Toplantıda söz alan isimler özetle şu değerlendirmelerde bulundu:

🔹 Dr. Selim Ölçer:

“Barışın gündeme gelmesi hem bireyler hem hekimler için hayati. Sadece çatışmasızlık değil, parlamento iradesiyle güvence altına alınan kalıcı bir barış gerekir.”

🔹 Dr. Gençay Gürsoy:

“İktidarın söyleminde hukuk devleti kavramının bulunmaması güvensizlik yaratıyor. Buna rağmen hekimler barış fırsatının peşinden gitmeyi sürdürmelidir.”

🔹 Dr. Raşit Tükel:

“Haksız tutuklamalar, seçme-seçilme hakkının ortadan kaldırılması, mahpusların kötü koşulları... Demokrasi olmadan barışın kalıcı olması mümkün değildir.”

🔹 Dr. Şebnem Korur Fincancı:

“TTB yalnızca bir meslek örgütü değil; barış, demokrasi, adalet ve özgürlükler için mücadele eden bir demokratik kitle örgütüdür.”

🔹 Dr. Bülent Nazım Yılmaz:

“Barış, hekimler için yaşam ve sağlık hakkının koşuludur. Tüm emek-meslek örgütleriyle ortak mücadeleye hazırız.”

🔹 Dr. Taner Özbenli:

“Kuyu tipi hapishanelerde insan onuru yok sayılıyor; ağır hasta mahpuslar tedaviye erişemiyor, sağlık hakkı ihlal ediliyor.”

🔹 Dr. Zeki Gül:

“Barış yalnızca siyasal bir süreç değil, biyolojik bir iyileşme sürecidir.”

TTB’den tarihsel hatırlatma: “Savaş bir halk sağlığı sorunudur”

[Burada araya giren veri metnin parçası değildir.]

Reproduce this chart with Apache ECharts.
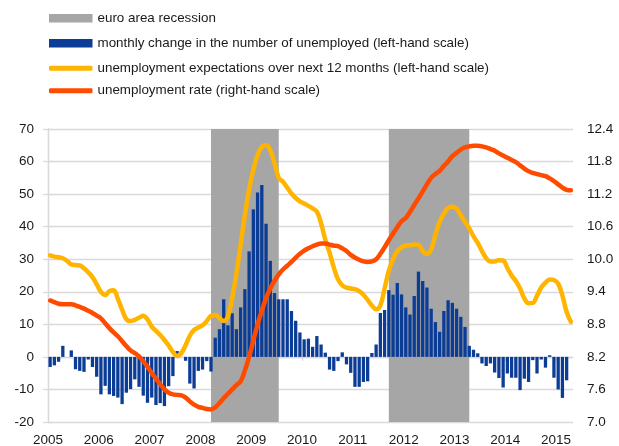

Basın metninde TTB’nin geçmiş mücadele başlıkları şöyle hatırlatıldı:

▪ 1980’lerde idam cezasına karşı tutum
▪ 1990’lardaki açlık grevleri sürecinde etik duruş
▪ “Savaş bir halk sağlığı sorunudur” ilkesi

Açıklamada, savaşların ve antidemokratik uygulamaların göç, yoksullaşma, ruhsal travma ve sağlık sisteminin çöküşü gibi geniş çaplı etkiler yarattığı vurgulandı.

Kayyım politikaları, hapishane koşulları ve silah bırakma vurgusu

Metinde Türkiye’de yaşanan demokrasi gerilemesine ilişkin şu tespitlere yer verildi:

  • Belediyelere kayyım atanmasıyla seçme-seçilme hakkının gasp edildiği

  • “Kuyu tipi hapishanelerin” insan onuruna aykırı olduğu

  • Hasta mahpusların sağlık hakkının engellendiği

  • Silahların bırakılmasına yönelik her adımın hayati önem taşıdığı

  • Kürt sorununun demokratik çözümü için hak ve özgürlüklerin güvence altına alınması gerektiği

Çalıştay duyurusu

TTB, demokratikleşme ve barışın sağlık hakkıyla ilişkisini tartışmak üzere önemli bir takvim açıkladı:

📅 13–14 Aralık 2025
📍 “Sağlık İçin Barış ve Demokrasi Çalıştayı”
🎯 Katılım: Hekimler ve tüm sağlık emekçilerine açık

Son söz: “Barışın nefes aldığı bir dünya mümkün”

Açıklama şu ifadelerle son buldu:

“Sağlıklı bir toplum yaratmanın yolu, barış ve demokrasi mücadelesinden geçer. Barışın nefes aldığı, umudun iyileştirdiği bir dünya mümkündür.”